What separates Dr. Suzuki’s studies from those of other LS exegetes is his understanding of LS’s Cittamatra philosophy. Unlike other authors on the said subject, he groks the distinctions between the Yogacara Cittamatra of the LS and the Yogacara Vijnaptimatra/Vijnanavada of Asanga, Vasubandu, and others. Most importantly, he understands that the LS is about a single, absolute, universal Mind that has become everything. Per this philosophy, all existents are manifestations of this universal Mind, and not projections of one’s individual mind, as other Yogacara schools have it.

Dr. Suzuki makes the important point that the LS does not represent an end point in the development of Yogacara philosophy, but rather a transitional one. For example, he informs us that “the Trikaya is not yet systematized in the Lankavatara Sutra.” Regarding the LS’s stage of development, he writes:

“The Lankavatara Sutra is not a systematized treatise devoted to the exposition of a definite set of doctrines, but a mine containing all assorts of metals still in the state of requiring analysisis and synthesis.
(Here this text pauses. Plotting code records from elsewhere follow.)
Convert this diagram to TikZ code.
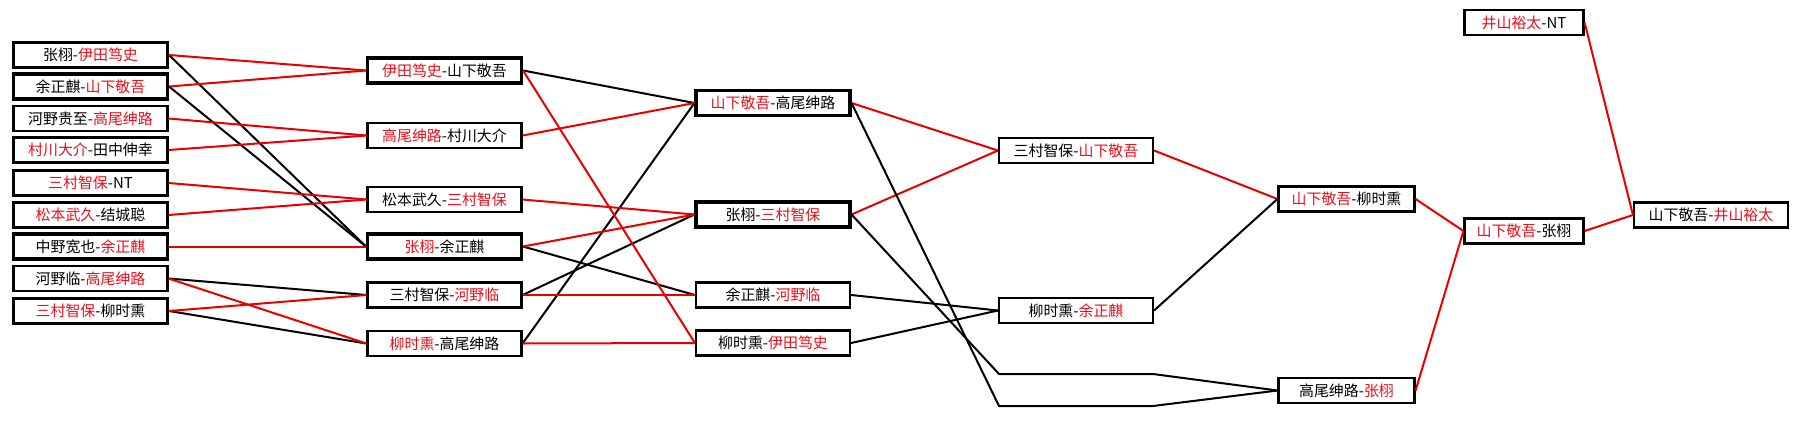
\documentclass[tikz,border=0pt]{standalone}
\usepackage{fontspec}
\setmainfont{Noto Sans CJK SC}
\usepackage{xcolor}
\definecolor{wred}{RGB}{232,16,28}
\definecolor{lred}{RGB}{232,0,0}
\newcommand{\redtxt}[1]{\textcolor{wred}{#1}}
\tikzset{
  box/.style={draw=black, line width=1.6pt, inner sep=0pt, minimum height=25*0.75pt, font=\fontsize{11.2pt}{13pt}\selectfont, text=black},
  boxb/.style={box, line width=2.3pt},
  w1/.style={minimum width=154*0.75pt},
  w5/.style={minimum width=136*0.75pt},
  w6/.style={minimum width=119*0.75pt},
  rl/.style={draw=lred, line width=1.5pt},
  bl/.style={draw=black, line width=1.5pt},
}
\begin{document}
\begin{tikzpicture}[x=0.75pt,y=-0.75pt]
\useasboundingbox (0,0) rectangle (1798,429);
\fill[white] (0,0) rectangle (1798,429);
% column 1
\node[boxb,w1] (a1) at (90.5,55) {张栩-\redtxt{伊田笃史}};
\node[boxb,w1] (a2) at (90.5,86.5) {余正麒-\redtxt{山下敬吾}};
\node[box,w1] (a3) at (90.5,118.5) {河野贵至-\redtxt{高尾绅路}};
\node[box,w1] (a4) at (90.5,150) {\redtxt{村川大介}-田中伸幸};
\node[box,w1] (a5) at (90.5,183) {\redtxt{三村智保}-NT};
\node[box,w1] (a6) at (90.5,215) {\redtxt{松本武久}-结城聪};
\node[boxb,w1] (a7) at (90.5,246.5) {中野宽也-\redtxt{余正麒}};
\node[box,w1] (a8) at (90.5,278.5) {河野临-\redtxt{高尾绅路}};
\node[boxb,w1] (a9) at (90.5,311) {\redtxt{三村智保}-柳时熏};
% column 2
\node[boxb,w1] (b1) at (444.5,70.5) {\redtxt{伊田笃史}-山下敬吾};
\node[box,w1] (b2) at (444.5,135.5) {\redtxt{高尾绅路}-村川大介};
\node[box,w1] (b3) at (444.5,199.5) {松本武久-\redtxt{三村智保}};
\node[boxb,w1] (b4) at (444.5,246.5) {\redtxt{张栩}-余正麒};
\node[box,w1] (b5) at (444.5,295) {三村智保-\redtxt{河野临}};
\node[box,w1] (b6) at (444.5,343.5) {\redtxt{柳时熏}-高尾绅路};
% column 3
\node[boxb,w1] (c1) at (773,103) {\redtxt{山下敬吾}-高尾绅路};
\node[boxb,w1] (c2) at (773,214.5) {张栩-\redtxt{三村智保}};
\node[box,w1] (c3) at (773,295) {余正麒-\redtxt{河野临}};
\node[box,w1] (c4) at (773,343) {柳时熏-\redtxt{伊田笃史}};
% column 4
\node[box,w1] (d1) at (1076,150.5) {三村智保-\redtxt{山下敬吾}};
\node[box,w1] (d2) at (1076,310.5) {柳时熏-\redtxt{余正麒}};
\coordinate (h1) at (999,374);
\coordinate (h1b) at (1153,374);
\coordinate (h2) at (999,406);
\coordinate (h2b) at (1153,406);
% column 5
\node[box,w5] (e1) at (1346.5,199) {\redtxt{山下敬吾}-柳时熏};
\node[box,w5] (e2) at (1346.5,390.5) {高尾绅路-\redtxt{张栩}};
% column 6
\node[box,w6] (f0) at (1524,22.5) {\redtxt{井山裕太}-NT};
\node[box,w6] (f1) at (1524,231) {\redtxt{山下敬吾}-张栩};
% column 7
\node[box,w1] (g1) at (1711,215) {山下敬吾-\redtxt{井山裕太}};
% connectors col1 -> col2
\draw[bl] (a1.east) -- (b4.west);
\draw[bl] (a2.east) -- (b4.west);
\draw[bl] (a8.east) -- (b5.west);
\draw[bl] (a9.east) -- (b6.west);
\draw[rl] (a1.east) -- (b1.west);
\draw[rl] (a2.east) -- (b1.west);
\draw[rl] (a3.east) -- (b2.west);
\draw[rl] (a4.east) -- (b2.west);
\draw[rl] (a5.east) -- (b3.west);
\draw[rl] (a6.east) -- (b3.west);
\draw[rl] (a7.east) -- (b4.west);
\draw[rl] (a8.east) -- (b6.west);
\draw[rl] (a9.east) -- (b5.west);
% col2 -> col3
\draw[bl] (b1.east) -- (c1.west);
\draw[bl] (b4.east) -- (c3.west);
\draw[bl] (b5.east) -- (c2.west);
\draw[bl] (b6.east) -- (c1.west);
\draw[rl] (b1.east) -- (c4.west);
\draw[rl] (b2.east) -- (c1.west);
\draw[rl] (b3.east) -- (c2.west);
\draw[rl] (b4.east) -- (c2.west);
\draw[rl] (b5.east) -- (c3.west);
\draw[rl] (b6.east) -- (c4.west);
% col3 -> col4
\draw[rl] (c1.east) -- (d1.west);
\draw[rl] (c2.east) -- (d1.west);
\draw[bl] (c3.east) -- (d2.west);
\draw[bl] (c4.east) -- (d2.west);
\draw[bl] (c1.east) -- (h2) -- (h2b) -- (e2.west);
\draw[bl] (c2.east) -- (h1) -- (h1b) -- (e2.west);
% col4 -> col5
\draw[rl] (d1.east) -- (e1.west);
\draw[bl] (d2.east) -- (e1.west);
% col5 -> col6
\draw[rl] (e1.east) -- (f1.west);
\draw[rl] (e2.east) -- (f1.west);
% col6 -> col7
\draw[rl] (f1.east) -- (g1.west);
\draw[rl] (f0.east) -- (g1.west);
\end{tikzpicture}
\end{document}
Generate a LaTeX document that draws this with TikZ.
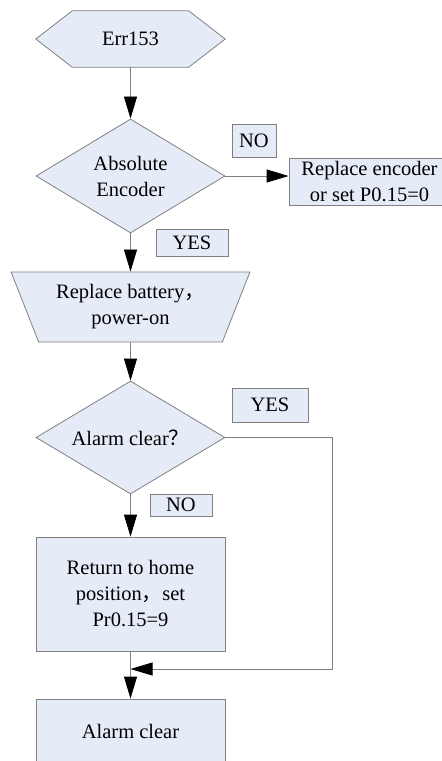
\documentclass[tikz,border=0pt]{standalone}
\usepackage{fontspec}
\setmainfont{Liberation Serif}
\newfontfamily\cjk{Noto Sans CJK SC}
\usetikzlibrary{arrows.meta,positioning,calc,shapes.geometric,backgrounds}
\definecolor{boxfill}{RGB}{230,236,247}
\definecolor{edgegray}{RGB}{128,128,128}

\begin{document}
\begin{tikzpicture}[>={Triangle[length=22pt,width=13pt,color=black]},x=1pt,y=-1pt,
 font=\fontsize{20.5}{26}\selectfont,
 line/.style={draw=edgegray,line width=0.8pt},
 box/.style={line,fill=boxfill,rectangle,align=center,inner sep=0pt},
 dia/.style={box,diamond,aspect=1.66,minimum width=189pt,minimum height=114pt},
 trap/.style={box,trapezium,shape border rotate=180,trapezium left angle=63.4,trapezium right angle=63.4,trapezium stretches=true},
 lab/.style={box}]
\useasboundingbox (0,0) rectangle (442,761);
\node[inner sep=0pt,minimum width=189pt,minimum height=56pt] (err) at (130.5,39) {Err153};
\node[dia] (absenc) at (130.5,176) {Absolute\\Encoder};
\node[lab,minimum width=44pt,minimum height=33pt] (no1) at (254,140.5) {NO};
\node[box,minimum width=161pt,minimum height=47pt] (repenc) at (369.5,181.5) {Replace encoder\\or set P0.15=0};
\node[lab,minimum width=72pt,minimum height=27pt] (yes1) at (192,242.5) {YES};
\node[trap,minimum width=239pt,minimum height=70pt] (battery) at (130.5,307) {Replace battery{\cjk ，}\\power-on};
\node[dia,minimum height=113pt] (alarm) at (130.5,437.5) {Alarm clear{\cjk ？}};
\node[lab,minimum width=76pt,minimum height=34pt] (yes2) at (270,405) {YES};
\node[lab,minimum width=62pt,minimum height=22pt] (no2) at (181,505) {NO};
\node[box,minimum width=189pt,minimum height=114pt] (home) at (130.5,594) {Return to home\\position{\cjk ，}set\\Pr0.15=9};
\node[box,minimum width=189pt,minimum height=65pt] (clear) at (130.5,731.5) {Alarm clear};
\coordinate (turn) at (332,669);
\coordinate (join) at (home.south |- turn);
% hexagon outline behind the start node
\begin{scope}[on background layer]
\filldraw[line,fill=boxfill] (err.west) -- ($(err.north west)+(36.5,0)$) -- ($(err.north east)+(-36.5,0)$)
 -- (err.east) -- ($(err.south east)+(-36.5,0)$) -- ($(err.south west)+(36.5,0)$) -- cycle;
\end{scope}
\draw[line,->] (err) -- (absenc);
\draw[line,->] (absenc.east) -- (absenc.east -| repenc.west);
\draw[line,->] (absenc) -- (battery);
\draw[line,->] (battery) -- (alarm);
\draw[line,->] (alarm) -- (home);
\draw[line,->] (home) -- (clear);
\draw[line,->] (alarm.east) -| (turn) -- (join);
\end{tikzpicture}
\end{document}
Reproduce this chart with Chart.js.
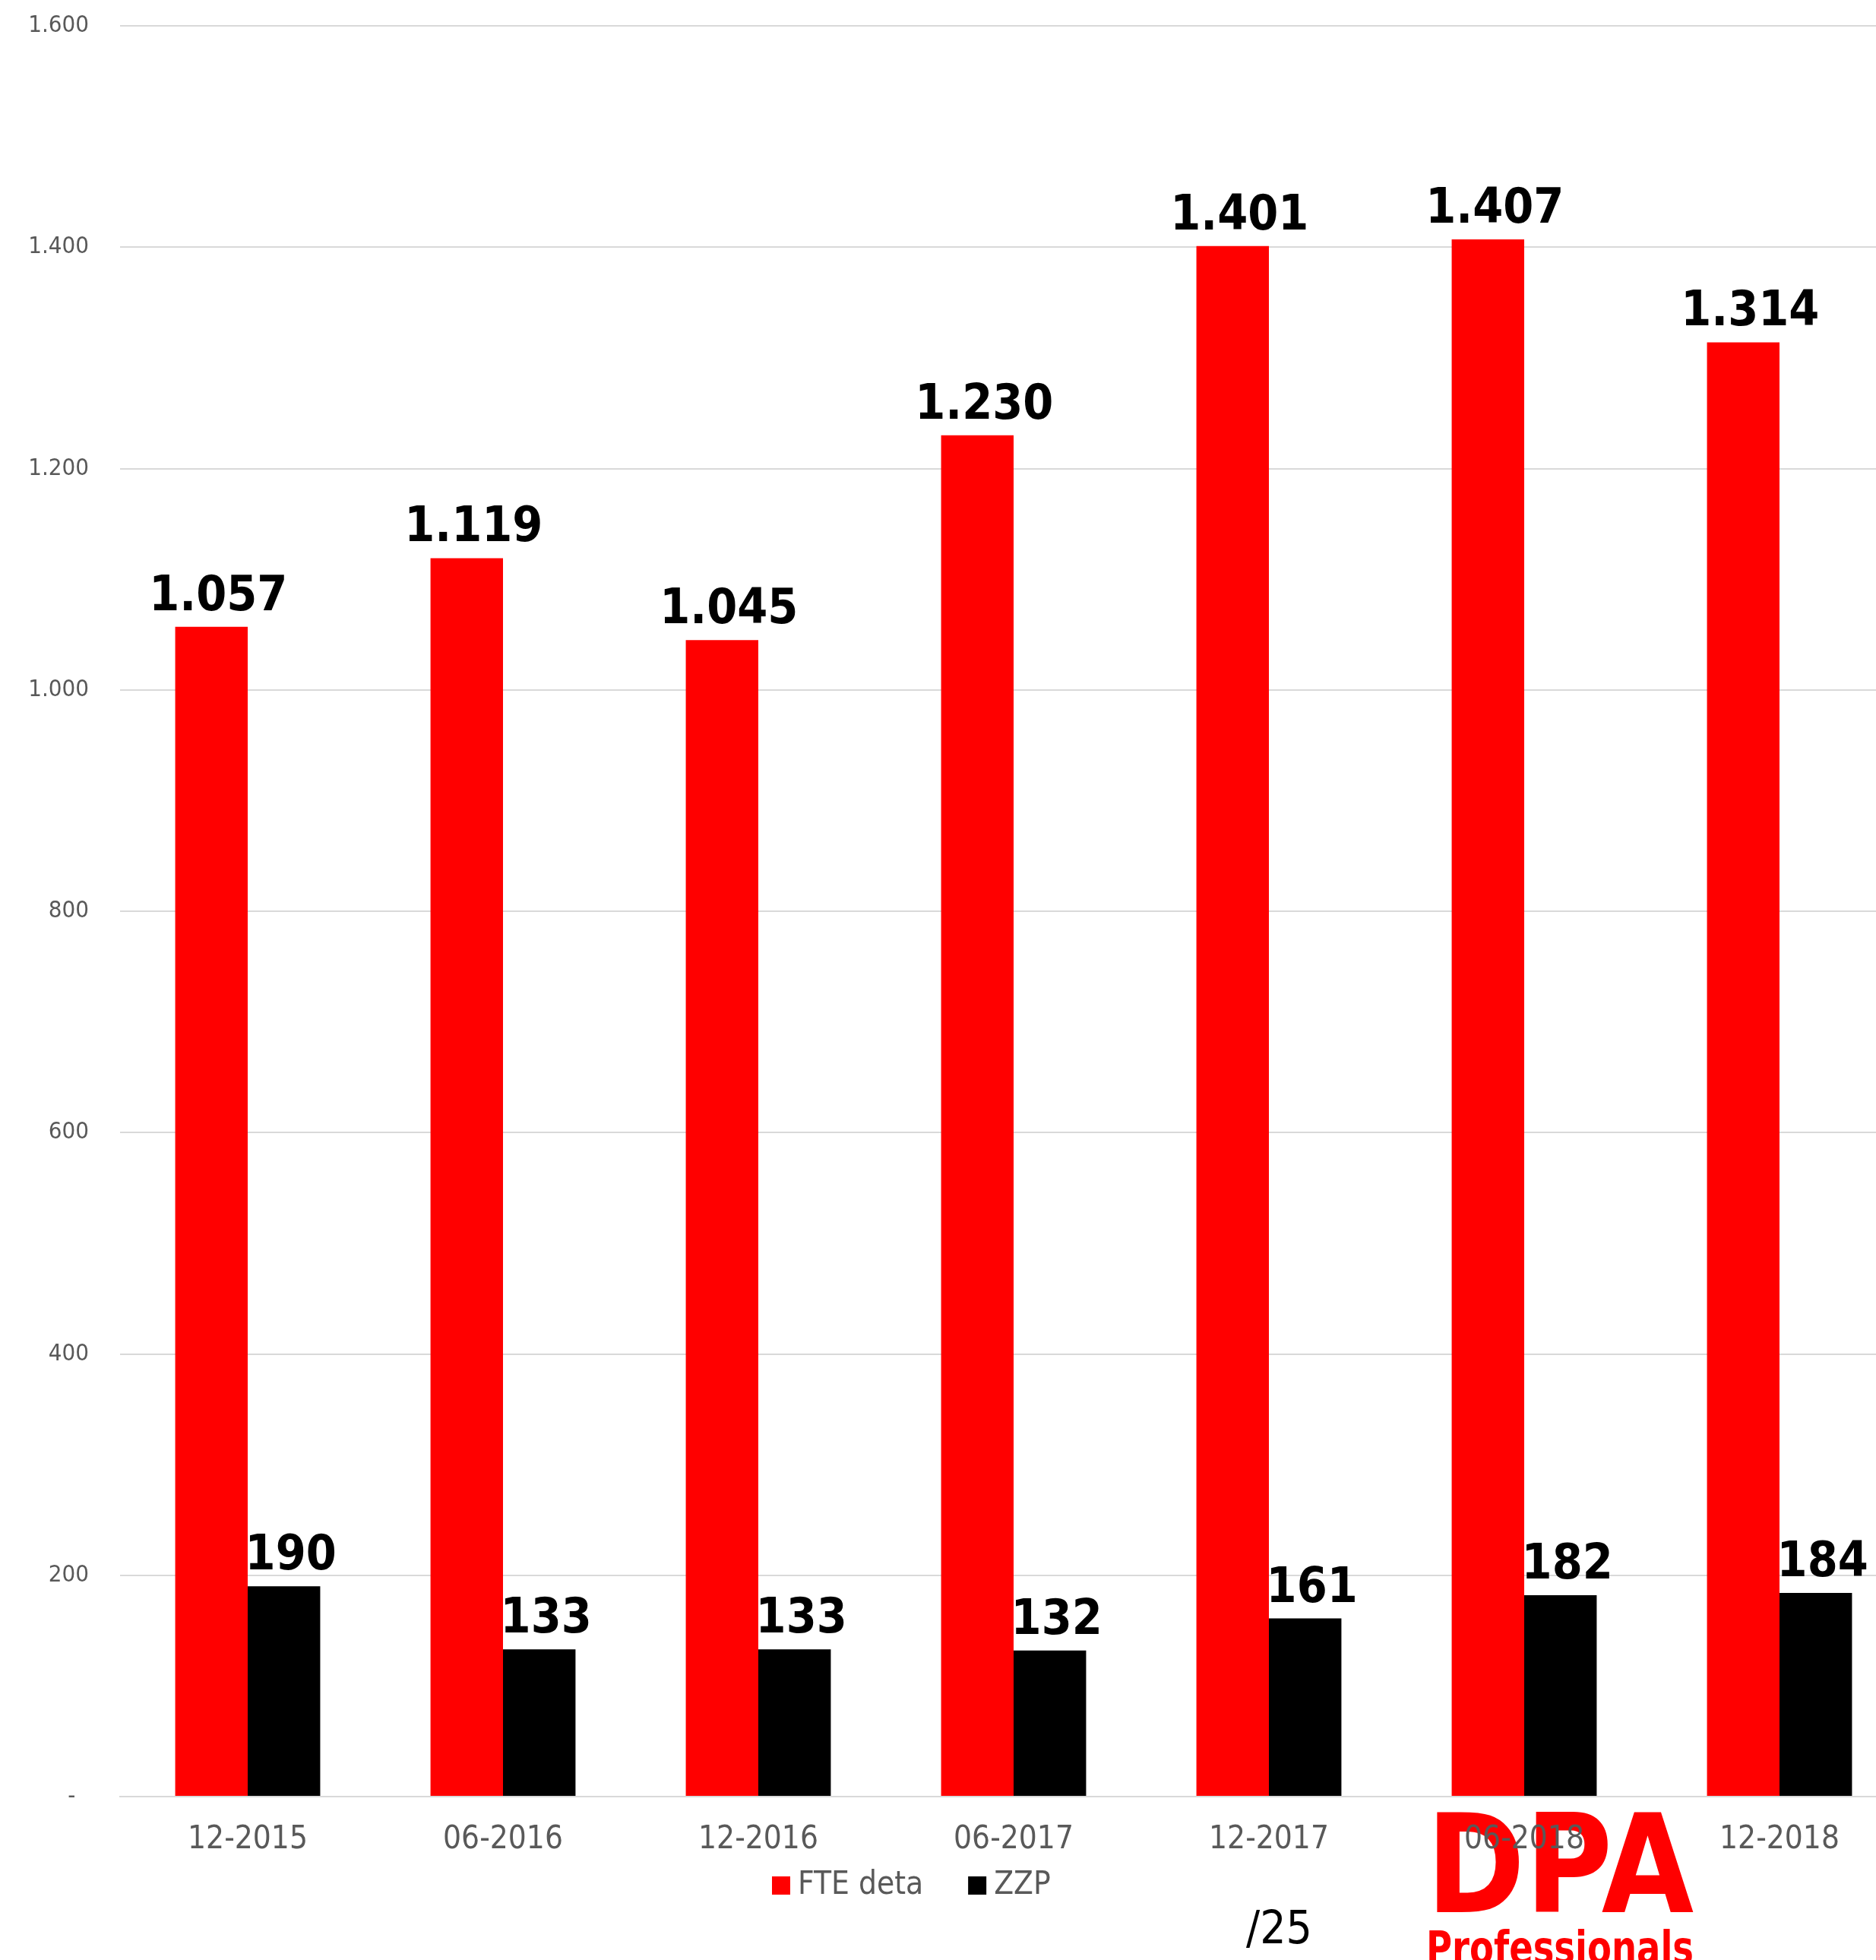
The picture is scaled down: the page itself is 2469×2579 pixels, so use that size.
<!DOCTYPE html>
<html lang="nl">
<head>
    <meta charset="UTF-8">
    <title>FTE deta / ZZP</title>
    <script src="https://cdn.jsdelivr.net/npm/chart.js"></script>
    <style>
        body {
            margin: 0;
            padding: 0;
            background: #ffffff;
            overflow: hidden;
        }
        #wrap {
            position: relative;
            width: 2510px;
            height: 2579px;
        }
    </style>
</head>
<body>
    <div id="wrap">
        <canvas id="fteChart" width="2510" height="2579"></canvas>
    </div>

    <script>
        // data
        const categories = ['12-2015', '06-2016', '12-2016', '06-2017', '12-2017', '06-2018', '12-2018'];
        const fteValues = [1057, 1119, 1045, 1230, 1401, 1407, 1314];
        const zzpValues = [190, 133, 133, 132, 161, 182, 184];
        const seriesNames = ['FTE deta', 'ZZP'];
        const seriesColors = ['#ff0000', '#000000'];
        const yTickValues = [0, 200, 400, 600, 800, 1000, 1200, 1400, 1600];

        const GRAY = '#595959';
        const COND = '"DejaVu Sans Condensed", "DejaVu Sans", sans-serif';

        function fmt(v) {
            if (v === 0) return '-  ';
            return String(v).replace(/\B(?=(\d{3})+(?!\d))/g, '.');
        }

        // draw text squeezed/stretched to a given width
        function fitText(ctx, text, x, y, width) {
            const w = ctx.measureText(text).width;
            ctx.save();
            ctx.translate(x, y);
            ctx.scale(width / w, 1);
            ctx.fillText(text, 0, 0);
            ctx.restore();
        }

        // logo + page number, behind the chart
        const backdrop = {
            id: 'backdrop',
            beforeDraw(chart) {
                const ctx = chart.ctx;
                ctx.save();
                ctx.textAlign = 'left';
                ctx.textBaseline = 'alphabetic';
                ctx.fillStyle = '#ff0000';
                ctx.font = 'bold 180px "DejaVu Sans", sans-serif';
                fitText(ctx, 'DPA', 1877, 2516, 352);
                ctx.font = 'bold 60px "DejaVu Sans", sans-serif';
                fitText(ctx, 'Professionals', 1877, 2584, 352);
                ctx.fillStyle = '#000000';
                ctx.font = '60px ' + COND;
                ctx.fillText('/25', 1640, 2557);
                ctx.restore();
            }
        };

        // value labels above bars + legend
        const labelsAndLegend = {
            id: 'labelsAndLegend',
            afterDatasetsDraw(chart) {
                const ctx = chart.ctx;
                ctx.save();
                ctx.fillStyle = '#000000';
                ctx.font = 'bold 64px ' + COND;
                ctx.textAlign = 'center';
                ctx.textBaseline = 'alphabetic';
                chart.data.datasets.forEach((ds, i) => {
                    const meta = chart.getDatasetMeta(i);
                    meta.data.forEach((bar, j) => {
                        ctx.fillText(fmt(ds.data[j]), bar.x + 9, bar.y - 22);
                    });
                });

                // legend
                ctx.font = '42px ' + COND;
                ctx.textAlign = 'left';
                ctx.textBaseline = 'middle';
                let x = 1016;
                const cy = 2481;
                chart.data.datasets.forEach(ds => {
                    ctx.fillStyle = ds.backgroundColor;
                    ctx.fillRect(x, cy - 12, 24, 24);
                    ctx.fillStyle = GRAY;
                    ctx.fillText(ds.label, x + 34, cy);
                    x += 34 + ctx.measureText(ds.label).width + 59;
                });
                ctx.restore();
            }
        };

        const ctx = document.getElementById('fteChart').getContext('2d');
        new Chart(ctx, {
            type: 'bar',
            data: {
                labels: categories,
                datasets: [
                    { label: seriesNames[0], data: fteValues, backgroundColor: seriesColors[0] },
                    { label: seriesNames[1], data: zzpValues, backgroundColor: seriesColors[1] }
                ]
            },
            options: {
                responsive: false,
                animation: false,
                devicePixelRatio: 1,
                layout: { padding: { top: 34, left: 0, right: 0, bottom: 0 } },
                datasets: {
                    bar: { barPercentage: 1, categoryPercentage: 0.568 }
                },
                plugins: {
                    legend: { display: false },
                    tooltip: { enabled: false }
                },
                scales: {
                    x: {
                        grid: { display: false, drawTicks: false },
                        border: { display: true, color: '#d9d9d9', width: 2 },
                        ticks: {
                            color: GRAY,
                            font: { family: COND, size: 42 },
                            padding: 32,
                            maxRotation: 0
                        },
                        afterFit(scale) { scale.height = 2579 - 2364; }
                    },
                    y: {
                        min: 0,
                        max: 1600,
                        afterBuildTicks(scale) {
                            scale.ticks = yTickValues.map(v => ({ value: v }));
                        },
                        grid: { color: '#d9d9d9', lineWidth: 2, drawTicks: false },
                        border: { display: false },
                        ticks: {
                            color: GRAY,
                            font: { family: COND, size: 31 },
                            padding: 41,
                            callback: v => fmt(v)
                        },
                        afterFit(scale) {
                            scale.width = 158;
                            scale.paddingTop = 0;
                            scale.paddingBottom = 0;
                        }
                    }
                }
            },
            plugins: [backdrop, labelsAndLegend]
        });
    </script>
</body>
</html>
It is full of suggestive thought which must have been fermenting at the time in Mahayana thinkers’ minds and hearts. The two great schools of Mahyana Buddhism, the Madhyamika and the Yogacara, lie here in an incipient stage of development and differentiation.”

If D.T. Suzuki were still with us, I would contact him and clarify for him what some terms in this text, such as “Lankavatara” and “Dharmamegha,” really mean. I would also point out that he mentions “Buddhas baptizing Bodhisattavas” in his translation/commentary of the LS, but doesn’t elaborate upon this in this text. Most importantly, I would let him know that to more deeply explicate the LS, one would need to consider it in the contexts of Tibetan Dzogchen and Hindu Kashmir Shaivism.

Just as the LS does not represent a final stage in the evolution of Yogacara, likewise Suzuki’s “Studies in the Lankavatara Sutra” does not represent the final word on the LS -- and Suzuki himself would be the first to admit this. But despite its flaws, which I would further elaborate if I were writing an article on the subject, this is an important, one-of-a-kind text for serious students of Yogacara and the Lankavatara Sutra.